Count every line in the data below where "produces" occurs, then state that number and nothing more.

● **Entries supplied**
>>>
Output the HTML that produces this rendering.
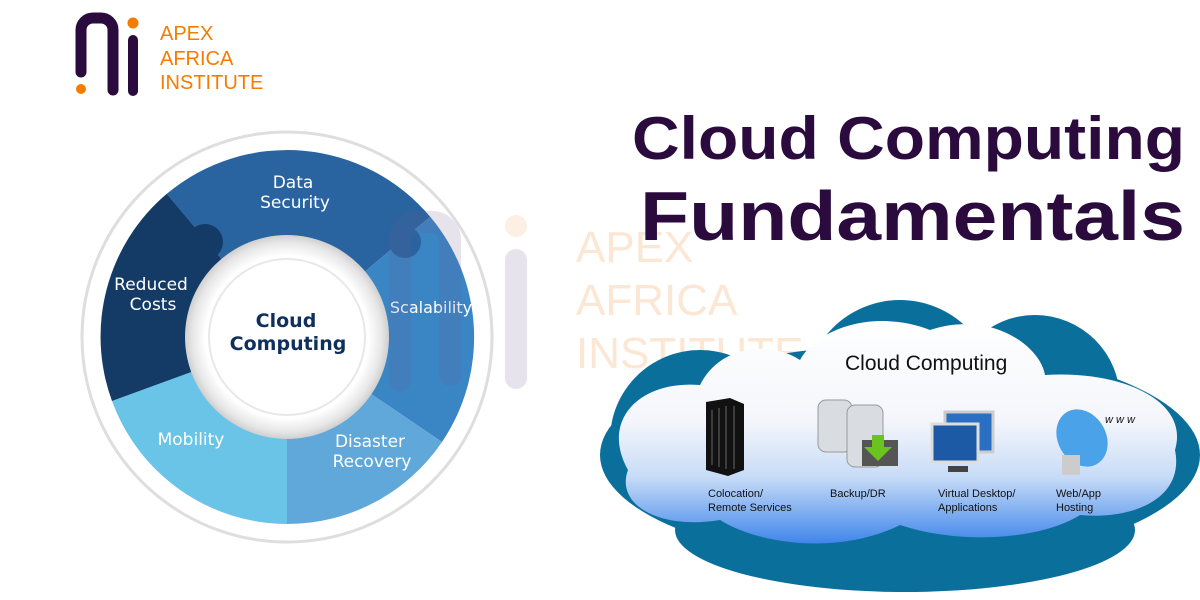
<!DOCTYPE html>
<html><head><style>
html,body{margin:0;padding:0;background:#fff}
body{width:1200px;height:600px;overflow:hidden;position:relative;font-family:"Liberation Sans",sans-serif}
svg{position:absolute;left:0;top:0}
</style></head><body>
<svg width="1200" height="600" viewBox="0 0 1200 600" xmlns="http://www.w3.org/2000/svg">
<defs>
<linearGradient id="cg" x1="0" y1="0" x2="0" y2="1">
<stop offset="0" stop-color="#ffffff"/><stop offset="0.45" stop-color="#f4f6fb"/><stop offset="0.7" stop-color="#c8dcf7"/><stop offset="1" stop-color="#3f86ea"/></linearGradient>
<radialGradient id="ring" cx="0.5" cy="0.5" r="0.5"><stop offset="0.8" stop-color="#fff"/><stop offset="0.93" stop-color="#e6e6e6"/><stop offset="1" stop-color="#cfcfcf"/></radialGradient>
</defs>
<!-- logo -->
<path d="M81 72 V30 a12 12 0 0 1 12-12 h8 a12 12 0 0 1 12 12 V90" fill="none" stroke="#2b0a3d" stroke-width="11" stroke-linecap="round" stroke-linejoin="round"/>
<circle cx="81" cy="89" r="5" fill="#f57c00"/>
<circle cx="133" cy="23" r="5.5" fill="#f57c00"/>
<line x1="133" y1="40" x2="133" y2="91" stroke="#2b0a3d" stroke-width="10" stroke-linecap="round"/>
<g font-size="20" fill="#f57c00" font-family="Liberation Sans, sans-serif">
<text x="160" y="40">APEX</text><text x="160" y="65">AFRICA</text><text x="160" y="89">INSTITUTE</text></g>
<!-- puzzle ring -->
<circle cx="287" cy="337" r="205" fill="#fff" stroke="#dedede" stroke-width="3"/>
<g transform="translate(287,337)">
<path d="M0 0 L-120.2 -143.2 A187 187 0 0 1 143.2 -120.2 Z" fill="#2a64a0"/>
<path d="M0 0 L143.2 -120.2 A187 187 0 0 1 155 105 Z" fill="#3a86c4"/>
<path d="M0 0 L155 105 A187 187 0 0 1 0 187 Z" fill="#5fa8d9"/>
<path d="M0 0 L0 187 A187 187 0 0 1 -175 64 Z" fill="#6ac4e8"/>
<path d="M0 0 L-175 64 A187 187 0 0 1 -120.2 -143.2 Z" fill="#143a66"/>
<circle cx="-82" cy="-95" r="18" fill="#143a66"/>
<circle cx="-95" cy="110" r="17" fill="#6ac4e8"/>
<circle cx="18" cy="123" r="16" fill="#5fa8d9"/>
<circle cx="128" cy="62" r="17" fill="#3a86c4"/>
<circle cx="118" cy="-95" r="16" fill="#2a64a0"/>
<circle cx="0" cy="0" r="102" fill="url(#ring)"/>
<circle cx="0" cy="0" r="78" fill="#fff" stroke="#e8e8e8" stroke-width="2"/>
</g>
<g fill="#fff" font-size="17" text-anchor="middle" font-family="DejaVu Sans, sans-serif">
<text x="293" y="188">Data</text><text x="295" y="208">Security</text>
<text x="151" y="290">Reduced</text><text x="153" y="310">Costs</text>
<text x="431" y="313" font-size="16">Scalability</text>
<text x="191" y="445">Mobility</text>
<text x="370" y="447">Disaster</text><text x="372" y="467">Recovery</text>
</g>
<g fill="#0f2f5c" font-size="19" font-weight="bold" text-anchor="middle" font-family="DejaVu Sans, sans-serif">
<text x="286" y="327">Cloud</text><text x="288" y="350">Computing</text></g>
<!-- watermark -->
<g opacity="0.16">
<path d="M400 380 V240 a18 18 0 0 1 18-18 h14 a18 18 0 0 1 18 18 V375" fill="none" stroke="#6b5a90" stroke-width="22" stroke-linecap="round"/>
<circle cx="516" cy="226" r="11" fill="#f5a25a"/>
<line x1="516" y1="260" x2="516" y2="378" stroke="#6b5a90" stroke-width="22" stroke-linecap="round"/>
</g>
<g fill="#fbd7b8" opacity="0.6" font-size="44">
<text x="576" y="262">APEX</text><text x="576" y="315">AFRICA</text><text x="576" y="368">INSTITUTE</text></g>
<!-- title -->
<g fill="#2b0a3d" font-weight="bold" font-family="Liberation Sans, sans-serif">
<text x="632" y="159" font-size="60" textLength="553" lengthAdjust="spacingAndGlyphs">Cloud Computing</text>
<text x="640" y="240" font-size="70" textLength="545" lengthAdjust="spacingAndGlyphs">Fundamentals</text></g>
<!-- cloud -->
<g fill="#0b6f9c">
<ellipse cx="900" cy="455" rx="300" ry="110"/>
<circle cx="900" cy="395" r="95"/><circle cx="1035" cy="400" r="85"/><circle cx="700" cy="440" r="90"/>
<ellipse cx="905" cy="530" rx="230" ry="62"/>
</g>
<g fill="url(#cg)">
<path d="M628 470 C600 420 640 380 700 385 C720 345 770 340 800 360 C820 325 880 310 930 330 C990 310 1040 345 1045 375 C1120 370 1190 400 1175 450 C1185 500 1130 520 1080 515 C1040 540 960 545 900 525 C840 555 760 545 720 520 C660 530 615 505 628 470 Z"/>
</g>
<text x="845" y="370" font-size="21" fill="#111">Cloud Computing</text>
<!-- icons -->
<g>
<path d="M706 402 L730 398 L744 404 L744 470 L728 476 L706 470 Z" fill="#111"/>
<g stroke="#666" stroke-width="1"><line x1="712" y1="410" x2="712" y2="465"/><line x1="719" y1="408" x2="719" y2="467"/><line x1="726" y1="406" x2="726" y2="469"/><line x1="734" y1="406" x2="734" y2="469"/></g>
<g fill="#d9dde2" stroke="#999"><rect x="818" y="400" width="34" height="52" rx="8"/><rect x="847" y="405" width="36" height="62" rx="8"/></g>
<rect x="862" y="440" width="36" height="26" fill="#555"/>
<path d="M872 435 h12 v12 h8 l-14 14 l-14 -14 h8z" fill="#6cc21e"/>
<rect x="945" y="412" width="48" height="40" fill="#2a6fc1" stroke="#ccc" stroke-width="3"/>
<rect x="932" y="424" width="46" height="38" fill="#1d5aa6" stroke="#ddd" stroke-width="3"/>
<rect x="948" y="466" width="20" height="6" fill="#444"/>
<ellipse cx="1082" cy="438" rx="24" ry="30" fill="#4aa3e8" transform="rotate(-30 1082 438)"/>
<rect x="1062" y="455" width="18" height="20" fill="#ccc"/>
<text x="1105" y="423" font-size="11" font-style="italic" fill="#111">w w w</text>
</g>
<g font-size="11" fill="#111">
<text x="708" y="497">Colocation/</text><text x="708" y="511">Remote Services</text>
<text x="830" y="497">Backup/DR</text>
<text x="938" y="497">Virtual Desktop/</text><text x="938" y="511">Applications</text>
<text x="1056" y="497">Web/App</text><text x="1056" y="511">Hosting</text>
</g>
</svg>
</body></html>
<<<
>>>
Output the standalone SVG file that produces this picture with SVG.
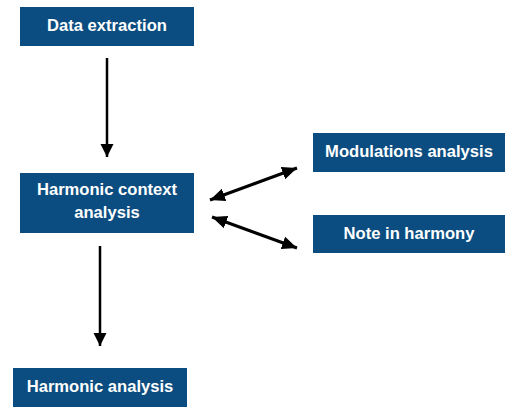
<<<
● **Exercise output**
2